» **Written request**: Extract each line bearing the word "this".

» **Record list**:
* START *

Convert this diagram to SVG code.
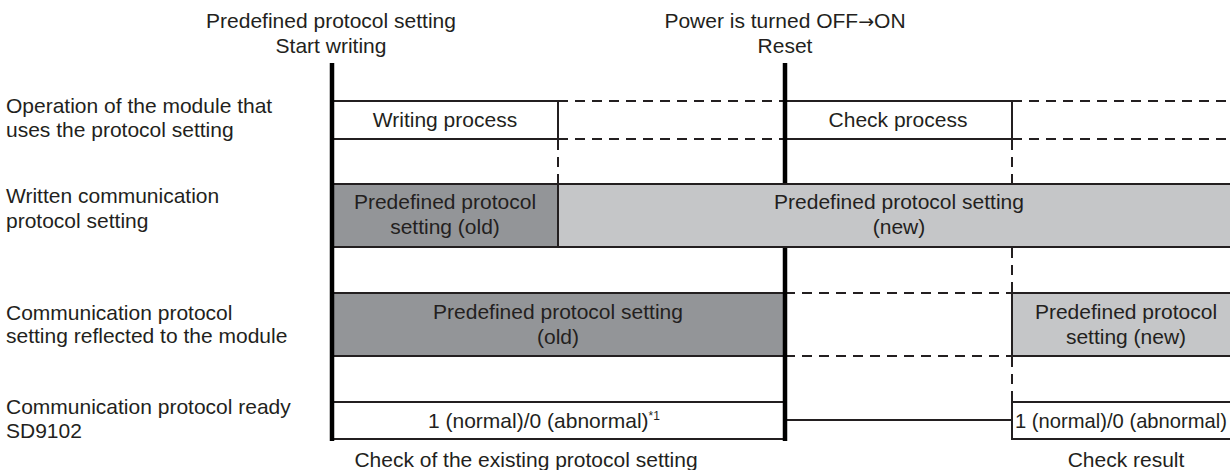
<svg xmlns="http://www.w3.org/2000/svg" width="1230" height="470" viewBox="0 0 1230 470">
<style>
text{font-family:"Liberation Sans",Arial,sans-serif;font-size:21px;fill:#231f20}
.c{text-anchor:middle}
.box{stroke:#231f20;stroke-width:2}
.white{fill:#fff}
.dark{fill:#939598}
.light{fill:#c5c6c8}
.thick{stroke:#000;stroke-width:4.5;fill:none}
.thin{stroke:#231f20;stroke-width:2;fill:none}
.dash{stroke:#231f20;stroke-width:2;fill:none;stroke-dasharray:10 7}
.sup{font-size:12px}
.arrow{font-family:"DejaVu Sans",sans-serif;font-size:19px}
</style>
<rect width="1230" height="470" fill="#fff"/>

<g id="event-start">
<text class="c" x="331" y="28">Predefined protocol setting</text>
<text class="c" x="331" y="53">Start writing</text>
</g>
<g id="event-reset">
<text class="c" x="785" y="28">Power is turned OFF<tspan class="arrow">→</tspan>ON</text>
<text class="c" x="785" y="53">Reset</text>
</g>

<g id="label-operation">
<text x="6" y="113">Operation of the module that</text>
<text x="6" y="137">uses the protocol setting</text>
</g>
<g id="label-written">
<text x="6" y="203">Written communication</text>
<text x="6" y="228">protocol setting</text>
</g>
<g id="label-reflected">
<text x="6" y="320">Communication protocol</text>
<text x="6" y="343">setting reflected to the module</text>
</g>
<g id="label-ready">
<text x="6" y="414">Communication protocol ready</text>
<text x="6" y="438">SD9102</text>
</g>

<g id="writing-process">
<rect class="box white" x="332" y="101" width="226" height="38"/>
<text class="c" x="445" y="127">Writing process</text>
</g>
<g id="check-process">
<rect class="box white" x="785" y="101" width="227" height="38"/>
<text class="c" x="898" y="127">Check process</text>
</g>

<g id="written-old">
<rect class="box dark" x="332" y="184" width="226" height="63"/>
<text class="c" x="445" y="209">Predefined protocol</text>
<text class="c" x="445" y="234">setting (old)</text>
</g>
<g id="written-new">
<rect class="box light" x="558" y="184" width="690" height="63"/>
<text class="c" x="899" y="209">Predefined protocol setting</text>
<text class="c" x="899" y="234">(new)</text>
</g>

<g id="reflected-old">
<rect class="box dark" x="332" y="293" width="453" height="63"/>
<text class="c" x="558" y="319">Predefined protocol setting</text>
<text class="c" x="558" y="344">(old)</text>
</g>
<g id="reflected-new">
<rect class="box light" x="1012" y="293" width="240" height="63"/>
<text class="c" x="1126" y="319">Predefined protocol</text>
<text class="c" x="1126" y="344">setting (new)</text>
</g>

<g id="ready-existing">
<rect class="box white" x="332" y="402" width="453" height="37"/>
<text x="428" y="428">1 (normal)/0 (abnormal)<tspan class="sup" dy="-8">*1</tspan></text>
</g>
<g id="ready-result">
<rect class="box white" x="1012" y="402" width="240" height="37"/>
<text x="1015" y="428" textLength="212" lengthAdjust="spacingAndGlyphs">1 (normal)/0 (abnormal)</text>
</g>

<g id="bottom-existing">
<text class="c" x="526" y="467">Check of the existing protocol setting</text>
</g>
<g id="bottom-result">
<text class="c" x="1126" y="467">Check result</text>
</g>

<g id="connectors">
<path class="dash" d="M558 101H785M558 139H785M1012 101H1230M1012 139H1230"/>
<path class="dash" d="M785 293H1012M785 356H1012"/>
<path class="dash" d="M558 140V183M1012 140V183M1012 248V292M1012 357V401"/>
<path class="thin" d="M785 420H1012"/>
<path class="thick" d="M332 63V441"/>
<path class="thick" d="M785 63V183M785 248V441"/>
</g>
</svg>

* END *
* START *

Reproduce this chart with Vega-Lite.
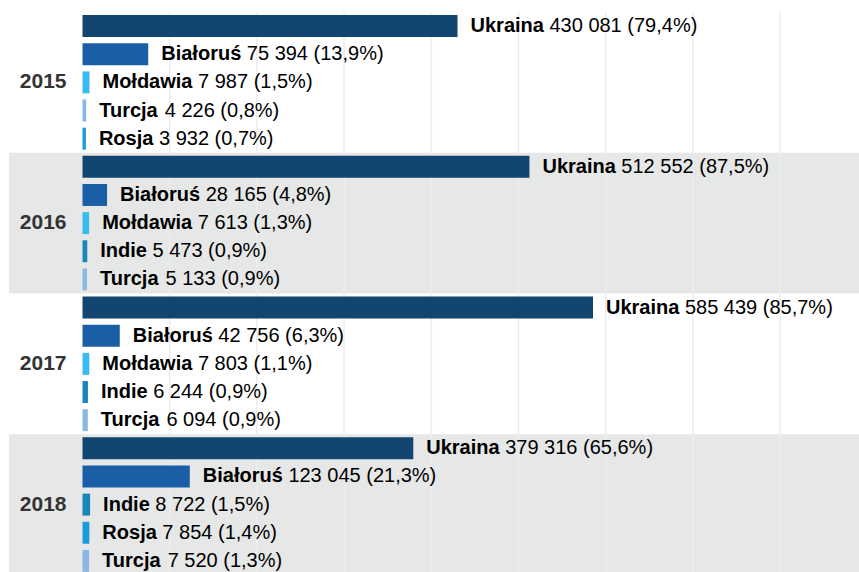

* END *
* START *

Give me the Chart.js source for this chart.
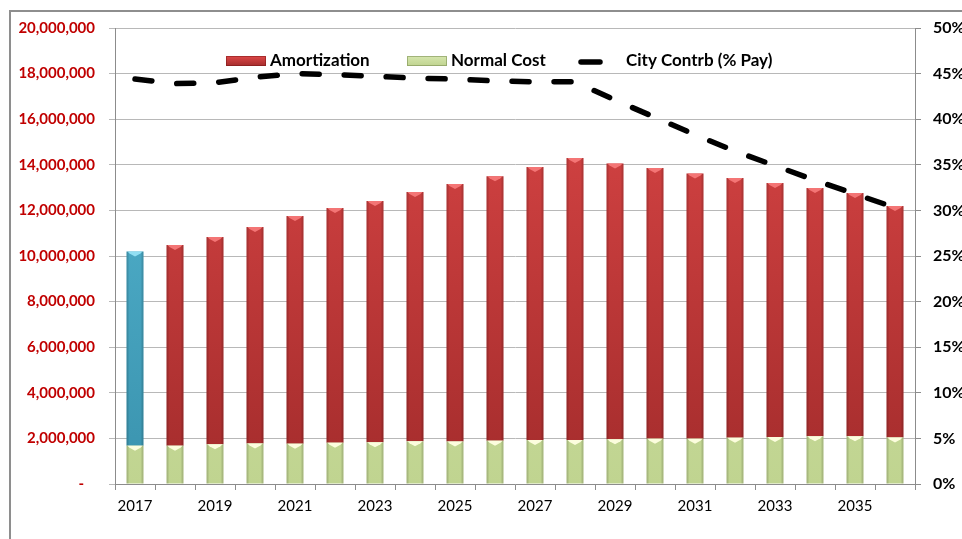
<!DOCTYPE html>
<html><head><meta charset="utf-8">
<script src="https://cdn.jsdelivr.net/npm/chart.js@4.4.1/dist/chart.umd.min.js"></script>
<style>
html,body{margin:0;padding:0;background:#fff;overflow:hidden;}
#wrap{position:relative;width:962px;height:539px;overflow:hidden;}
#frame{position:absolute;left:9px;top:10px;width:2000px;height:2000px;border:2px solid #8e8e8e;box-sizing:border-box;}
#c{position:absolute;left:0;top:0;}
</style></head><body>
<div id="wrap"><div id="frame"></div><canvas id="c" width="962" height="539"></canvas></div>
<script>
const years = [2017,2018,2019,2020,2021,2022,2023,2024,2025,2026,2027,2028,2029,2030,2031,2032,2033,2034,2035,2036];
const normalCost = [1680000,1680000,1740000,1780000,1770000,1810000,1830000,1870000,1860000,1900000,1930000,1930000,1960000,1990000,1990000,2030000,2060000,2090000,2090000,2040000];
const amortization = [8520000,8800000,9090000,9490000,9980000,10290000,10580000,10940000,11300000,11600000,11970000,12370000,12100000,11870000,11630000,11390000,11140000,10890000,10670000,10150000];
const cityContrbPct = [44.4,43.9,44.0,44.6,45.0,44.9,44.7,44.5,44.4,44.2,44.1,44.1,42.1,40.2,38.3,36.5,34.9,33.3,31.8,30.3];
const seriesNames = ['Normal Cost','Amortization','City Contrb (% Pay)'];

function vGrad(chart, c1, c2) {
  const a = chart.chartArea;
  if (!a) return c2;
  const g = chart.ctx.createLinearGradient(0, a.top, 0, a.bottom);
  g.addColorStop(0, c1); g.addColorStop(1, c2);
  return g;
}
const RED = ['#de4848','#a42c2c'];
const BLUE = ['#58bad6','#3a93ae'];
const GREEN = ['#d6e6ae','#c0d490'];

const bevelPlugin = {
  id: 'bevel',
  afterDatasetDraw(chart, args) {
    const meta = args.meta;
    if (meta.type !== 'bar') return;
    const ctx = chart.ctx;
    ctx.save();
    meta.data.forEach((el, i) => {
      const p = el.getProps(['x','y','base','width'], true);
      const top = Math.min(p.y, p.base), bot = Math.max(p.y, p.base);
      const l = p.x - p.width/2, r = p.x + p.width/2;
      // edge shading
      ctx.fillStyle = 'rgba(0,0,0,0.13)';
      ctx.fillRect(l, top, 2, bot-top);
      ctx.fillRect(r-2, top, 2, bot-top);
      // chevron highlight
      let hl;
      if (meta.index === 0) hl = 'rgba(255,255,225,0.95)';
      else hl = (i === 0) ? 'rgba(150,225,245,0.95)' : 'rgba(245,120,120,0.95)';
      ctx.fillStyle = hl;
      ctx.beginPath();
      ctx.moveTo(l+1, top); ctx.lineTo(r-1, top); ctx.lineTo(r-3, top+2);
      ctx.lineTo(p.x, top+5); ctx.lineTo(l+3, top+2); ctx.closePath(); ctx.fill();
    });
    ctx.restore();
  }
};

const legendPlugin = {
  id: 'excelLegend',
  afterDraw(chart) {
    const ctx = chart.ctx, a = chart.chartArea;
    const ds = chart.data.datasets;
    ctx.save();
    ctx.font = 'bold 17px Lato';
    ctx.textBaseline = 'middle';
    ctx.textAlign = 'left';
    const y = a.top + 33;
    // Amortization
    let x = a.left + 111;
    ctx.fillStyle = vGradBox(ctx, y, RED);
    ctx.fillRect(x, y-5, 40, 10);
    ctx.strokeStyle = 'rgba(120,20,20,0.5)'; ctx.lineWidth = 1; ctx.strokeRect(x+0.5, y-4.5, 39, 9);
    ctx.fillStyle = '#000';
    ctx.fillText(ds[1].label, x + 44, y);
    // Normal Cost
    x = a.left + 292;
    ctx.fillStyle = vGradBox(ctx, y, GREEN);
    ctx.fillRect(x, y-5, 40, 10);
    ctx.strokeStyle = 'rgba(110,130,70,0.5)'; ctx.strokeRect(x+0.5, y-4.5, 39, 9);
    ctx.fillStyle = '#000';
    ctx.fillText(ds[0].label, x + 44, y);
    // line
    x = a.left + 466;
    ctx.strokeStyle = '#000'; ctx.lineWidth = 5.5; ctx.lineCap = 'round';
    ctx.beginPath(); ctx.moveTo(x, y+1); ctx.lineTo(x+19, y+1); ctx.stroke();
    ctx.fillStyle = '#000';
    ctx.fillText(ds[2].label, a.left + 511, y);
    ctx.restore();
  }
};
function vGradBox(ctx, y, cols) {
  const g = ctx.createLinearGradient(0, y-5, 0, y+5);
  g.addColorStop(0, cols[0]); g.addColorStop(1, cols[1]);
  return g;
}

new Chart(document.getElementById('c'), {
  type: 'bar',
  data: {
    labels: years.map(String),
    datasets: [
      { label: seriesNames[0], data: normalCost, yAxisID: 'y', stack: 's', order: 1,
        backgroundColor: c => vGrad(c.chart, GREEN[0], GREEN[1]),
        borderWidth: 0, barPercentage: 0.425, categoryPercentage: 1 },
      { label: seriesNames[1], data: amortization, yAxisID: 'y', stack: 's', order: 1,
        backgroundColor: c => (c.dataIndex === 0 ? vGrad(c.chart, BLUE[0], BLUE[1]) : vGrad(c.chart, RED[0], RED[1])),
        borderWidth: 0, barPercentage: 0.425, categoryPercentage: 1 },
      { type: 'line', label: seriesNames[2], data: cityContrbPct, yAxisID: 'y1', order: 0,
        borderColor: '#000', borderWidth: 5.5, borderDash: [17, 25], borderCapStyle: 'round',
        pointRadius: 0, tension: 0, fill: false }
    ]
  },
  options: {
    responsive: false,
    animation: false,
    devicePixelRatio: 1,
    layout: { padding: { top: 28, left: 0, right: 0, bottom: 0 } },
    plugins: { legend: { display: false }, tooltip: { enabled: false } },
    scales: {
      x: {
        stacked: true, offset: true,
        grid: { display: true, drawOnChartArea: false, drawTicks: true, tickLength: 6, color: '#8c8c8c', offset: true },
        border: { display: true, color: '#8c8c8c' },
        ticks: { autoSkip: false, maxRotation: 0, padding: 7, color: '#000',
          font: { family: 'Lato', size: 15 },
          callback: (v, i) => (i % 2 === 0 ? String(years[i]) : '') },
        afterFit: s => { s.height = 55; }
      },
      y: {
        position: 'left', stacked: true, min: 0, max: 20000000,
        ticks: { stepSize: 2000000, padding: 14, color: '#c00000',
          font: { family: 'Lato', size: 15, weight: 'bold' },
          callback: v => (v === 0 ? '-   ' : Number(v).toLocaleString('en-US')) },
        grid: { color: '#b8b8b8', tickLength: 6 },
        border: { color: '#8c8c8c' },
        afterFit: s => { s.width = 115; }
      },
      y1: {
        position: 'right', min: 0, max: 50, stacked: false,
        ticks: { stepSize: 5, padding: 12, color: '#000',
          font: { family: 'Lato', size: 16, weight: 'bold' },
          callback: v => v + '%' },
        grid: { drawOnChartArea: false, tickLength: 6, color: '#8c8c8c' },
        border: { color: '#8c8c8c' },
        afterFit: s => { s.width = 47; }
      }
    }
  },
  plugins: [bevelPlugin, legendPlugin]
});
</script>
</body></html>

* END *

» **Response**:
Convert this diagram to SVG code.
Reproduce this chart with Vega-Lite.
Give me the Chart.js source for this chart.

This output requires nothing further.